The synergy between Spine-Leaf providing the optimal physical underlay, EVPN/VXLAN delivering the scalable overlay, and segmentation policies enforced within that fabric creates a powerful, secure, and agile network foundation. This evolution is a direct response to the demands of virtualization, distributed applications, and the need for cloud-like capabilities within the enterprise data center.
Intelligent Visibility: Your Partner in Modern Network Design
Designing and implementing a modern data center network involves navigating complex technologies and making critical architectural decisions. Intelligent Visibility provides the engineering-led strategy and execution needed to build these high-performance, scalable, and secure networks.
Our expertise spans:
Modern Architectures: Designing and deploying Spine-Leaf fabrics and EVPN/VXLAN overlays tailored to your specific requirements.
Segmentation Strategies: Implementing both macro- and micro-segmentation, leveraging fabric capabilities for robust security and Zero Trust alignment.
Multi-Vendor Environments: Expertise across leading platforms, including Cisco and Arista.
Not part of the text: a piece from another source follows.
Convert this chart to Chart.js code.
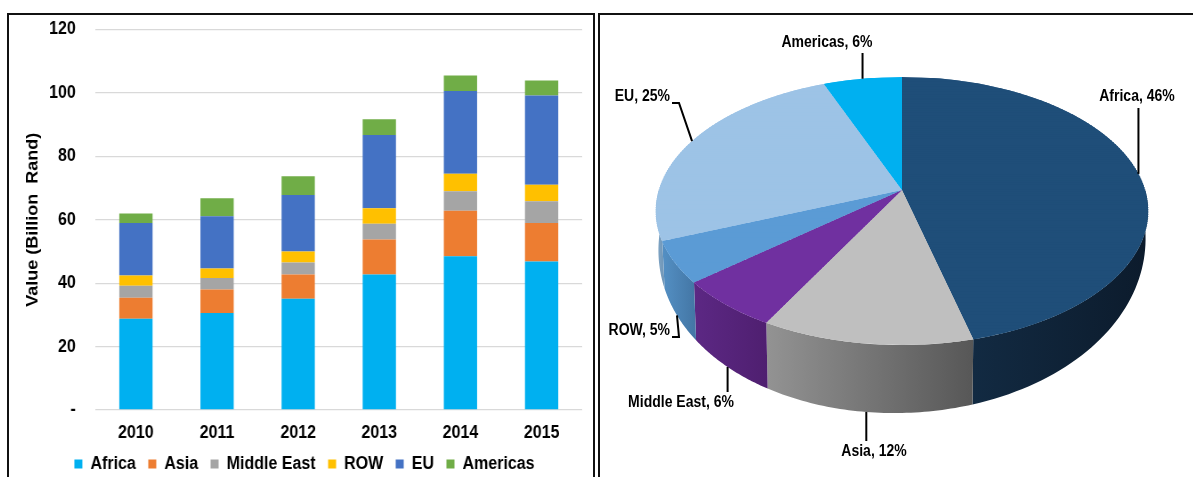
<!DOCTYPE html>
<html>
<head>
<meta charset="utf-8">
<script src="https://cdn.jsdelivr.net/npm/chart.js@4.4.1/dist/chart.umd.min.js"></script>
<style>
  html, body { margin:0; padding:0; background:#fff; }
  body { width:1193px; height:477px; overflow:hidden; position:relative; }
  #leftPanel { position:absolute; left:7px; top:13px; width:588px; height:520px; border:2px solid #111; box-sizing:border-box; }
  #rightPanel { position:absolute; left:598px; top:13px; width:700px; height:520px; border-left:2px solid #111; border-top:2px solid #111; box-sizing:border-box; }
  #barCanvas { position:absolute; left:9px; top:0px; transform:scaleX(0.89); transform-origin:0 0; }
  #pieCanvas { position:absolute; left:602px; top:0px; }
</style>
</head>
<body>
<div id="leftPanel"></div>
<div id="rightPanel"></div>
<canvas id="barCanvas" width="656" height="487"></canvas>
<canvas id="pieCanvas" width="600" height="492"></canvas>
<script>
// ---------- data ----------
const years = ['2010', '2011', '2012', '2013', '2014', '2015'];
const africa     = [28.8, 30.6, 35.1, 42.7, 48.5, 46.8];
const asia       = [6.6, 7.4, 7.6, 11.1, 14.3, 12.2];
const middleEast = [3.8, 3.6, 3.8, 4.9, 6.2, 6.8];
const rowValues  = [3.2, 3.0, 3.5, 4.9, 5.5, 5.2];
const eu         = [16.6, 16.5, 17.8, 23.1, 26.1, 28.2];
const americas   = [3.0, 5.7, 5.9, 5.0, 4.9, 4.7];
const yTickValues = [0, 20, 40, 60, 80, 100, 120];

const pieLabels = ['Africa', 'Asia', 'Middle East', 'ROW', 'EU', 'Americas'];
const pieShares = [46, 12, 6, 5, 25, 6];

// ---------- styles ----------
const barColors = {
  Africa: '#00B0F0', Asia: '#ED7D31', 'Middle East': '#A5A5A5',
  ROW: '#FFC000', EU: '#4472C4', Americas: '#70AD47'
};
const pieTopColors  = ['#1F4E79', '#BFBFBF', '#7030A0', '#5B9BD5', '#9DC3E6', '#00B0F0'];
const pieSideLight  = ['#122a42', '#939393', '#5c2884', '#5490c4', '#84a9c9', '#0090c8'];
const pieSideDark   = ['#0c1b2c', '#575757', '#4f1f70', '#4477a6', '#7399ba', '#0078a8'];

const FONT = "'Liberation Sans', Arial, sans-serif";

// ---------- bar chart ----------
const barSeries = [
  ['Africa', africa], ['Asia', asia], ['Middle East', middleEast],
  ['ROW', rowValues], ['EU', eu], ['Americas', americas]
];
const legendShift = {
  id: 'legendShift',
  afterLayout(chart) { chart.legend.left += 10; chart.legend.right += 10; }
};
new Chart(document.getElementById('barCanvas'), {
  type: 'bar',
  data: {
    labels: years,
    datasets: barSeries.map(([name, vals]) => ({
      label: name, data: vals, backgroundColor: barColors[name],
      borderWidth: 0, barPercentage: 0.41, categoryPercentage: 1.0
    }))
  },
  options: {
    responsive: false, animation: false,
    layout: { padding: { top: 0, right: 12, left: 0, bottom: 4 } },
    plugins: {
      tooltip: { enabled: false },
      legend: {
        position: 'bottom',
        labels: { boxWidth: 9, boxHeight: 9, padding: 14, color: '#000',
                  font: { family: FONT, size: 18, weight: 'bold' } }
      }
    },
    scales: {
      x: {
        stacked: true,
        grid: { display: false, drawTicks: false },
        border: { display: false },
        ticks: { color: '#000', padding: 12, font: { family: FONT, size: 18, weight: 'bold' } },
        afterFit(s) { s.height = 31; }
      },
      y: {
        stacked: true, min: 0, max: 120,
        afterBuildTicks(s) { s.ticks = yTickValues.map(v => ({ value: v })); },
        grid: { color: '#D9D9D9', lineWidth: 1.3, drawTicks: false },
        border: { display: false },
        ticks: { color: '#000', padding: 22, font: { family: FONT, size: 18, weight: 'bold' },
                 callback: v => v === 0 ? '-' : String(v) },
        title: { display: true, text: 'Value (Billion  Rand)', color: '#000',
                 font: { family: FONT, size: 18, weight: 'bold' }, padding: { top: 16, bottom: 0 } },
        afterFit(s) { s.width = 97; s.paddingTop = 29.5; }
      }
    }
  },
  plugins: [legendShift]
});

// ---------- perspective 3-D pie ----------
// label text layout (canvas coordinates); leader ends are computed from the arcs
const pieLabelLayout = [
  { tx: 535, ty: 97,  align: 'center', lead: 'v', ly: 108 },
  { tx: 272, ty: 452, align: 'center', lead: 'v', ly: 441 },
  { tx: 79,  ty: 403, align: 'center', lead: 'v', ly: 392 },
  { tx: 68,  ty: 331, align: 'right',  lead: 'elbow', lx: 70, ly: 337 },
  { tx: 68,  ty: 97,  align: 'right',  lead: 'elbow', lx: 70, ly: 103 },
  { tx: 225, ty: 43,  align: 'center', lead: 'v', ly: 53 }
];

function makeProj(cx, o) {
  // maps a unit-disk point (u = cos, w = sin; w>0 toward viewer) onto the screen
  return (u, w) => { const q = 1 + o.t * w; return [cx + o.cR * u / q, o.apexY + o.aR * w / q]; };
}
function wallDepth(o, th) {
  return o.h0 + o.h1 * Math.max(0, Math.sin(th)) + o.h2 * Math.cos(th);
}

const pie3d = {
  id: 'pie3d',
  beforeDatasetsDraw(chart, args, o) {
    const meta = chart.getDatasetMeta(0);
    const a0 = meta.data[0];
    const cx = a0.x, cy = a0.y, R = a0.outerRadius;
    const ctx = chart.ctx;
    const P = makeProj(cx, o);
    // side walls (front half only)
    meta.data.forEach((arc, i) => {
      const s = Math.max(arc.startAngle, 0), e = Math.min(arc.endAngle, Math.PI);
      if (e <= s) return;
      const n = 48, top = [], bot = [];
      for (let j = 0; j <= n; j++) {
        const th = s + (e - s) * j / n;
        const p = P(Math.cos(th), Math.sin(th));
        top.push(p);
        bot.push([cx + (p[0] - cx) * o.bx, p[1] + wallDepth(o, th)]);
      }
      const xs = top.map(p => p[0]);
      const g = ctx.createLinearGradient(Math.min(...xs), 0, Math.max(...xs), 0);
      g.addColorStop(0, pieSideLight[i]);
      g.addColorStop(1, pieSideDark[i]);
      ctx.beginPath();
      top.forEach((p, j) => j ? ctx.lineTo(p[0], p[1]) : ctx.moveTo(p[0], p[1]));
      for (let j = n; j >= 0; j--) ctx.lineTo(bot[j][0], bot[j][1]);
      ctx.closePath();
      ctx.fillStyle = g;
      ctx.fill();
    });
    // top face: library-drawn arcs, projected strip by strip
    const N = 120;
    for (let j = 0; j < N; j++) {
      const w0 = -1 + 2 * j / N, w1 = -1 + 2 * (j + 1) / N, wm = (w0 + w1) / 2;
      const q = 1 + o.t * wm;
      const sx = (o.cR / R) / q;
      const sy = (o.aR / R) / (q * q);
      const ym = o.apexY + o.aR * wm / q;
      ctx.save();
      ctx.translate(cx, ym);
      ctx.scale(sx, sy);
      ctx.translate(-cx, -(cy + wm * R));
      ctx.beginPath();
      ctx.rect(cx - R - 4, cy + w0 * R - 1.6, 2 * R + 8, (w1 - w0) * R + 3.2);
      ctx.clip();
      meta.data.forEach(el => el.draw(ctx));
      ctx.restore();
    }
    return false;
  },
  afterDraw(chart, args, o) {
    const ctx = chart.ctx;
    const meta = chart.getDatasetMeta(0);
    const cx = meta.data[0].x;
    const P = makeProj(cx, o);
    ctx.save();
    ctx.strokeStyle = '#000';
    ctx.lineWidth = 2;
    ctx.fillStyle = '#000';
    ctx.font = 'bold 16px ' + FONT;
    ctx.textBaseline = 'middle';
    meta.data.forEach((arc, i) => {
      const m = (arc.startAngle + arc.endAngle) / 2;
      let [ax, ay] = P(Math.cos(m), Math.sin(m));
      if (Math.sin(m) > 0.3) {
        ax = cx + (ax - cx) * o.bx;
        ay = ay + wallDepth(o, m);
      }
      const L = pieLabelLayout[i];
      ctx.beginPath();
      if (L.lead === 'v') {
        ctx.moveTo(ax, L.ly); ctx.lineTo(ax, ay);
      } else {
        ctx.moveTo(L.lx, L.ly); ctx.lineTo(L.lx + 7, L.ly); ctx.lineTo(ax, ay);
      }
      ctx.stroke();
      ctx.save();
      ctx.translate(L.tx, L.ty);
      ctx.scale(0.875, 1);
      ctx.textAlign = L.align;
      ctx.fillText(pieLabels[i] + ', ' + pieShares[i] + '%', 0, 0);
      ctx.restore();
    });
    ctx.restore();
  }
};

new Chart(document.getElementById('pieCanvas'), {
  type: 'pie',
  data: {
    labels: pieLabels,
    datasets: [{ data: pieShares, backgroundColor: pieTopColors, borderWidth: 0, hoverOffset: 0 }]
  },
  options: {
    responsive: false, animation: false,
    layout: { padding: 0 },
    plugins: {
      legend: { display: false }, tooltip: { enabled: false },
      pie3d: { apexY: 190, aR: 130.7, cR: 243, t: -0.1567, h0: 27, h1: 41, h2: -6, bx: 0.99 }
    }
  },
  plugins: [pie3d]
});
</script>
</body>
</html>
Conclusion: Building the Foundation for the Future
Modern data center network design has moved beyond the limitations of the past. By embracing Spine-Leaf architectures, leveraging the power of EVPN/VXLAN overlays, and implementing robust segmentation strategies, organizations can build networks that deliver unparalleled scalability, performance, resilience, and security. This modern foundation is essential not only for optimizing current operations but also for supporting the inevitable growth in hybrid cloud adoption, AI-driven workloads, and future technological advancements.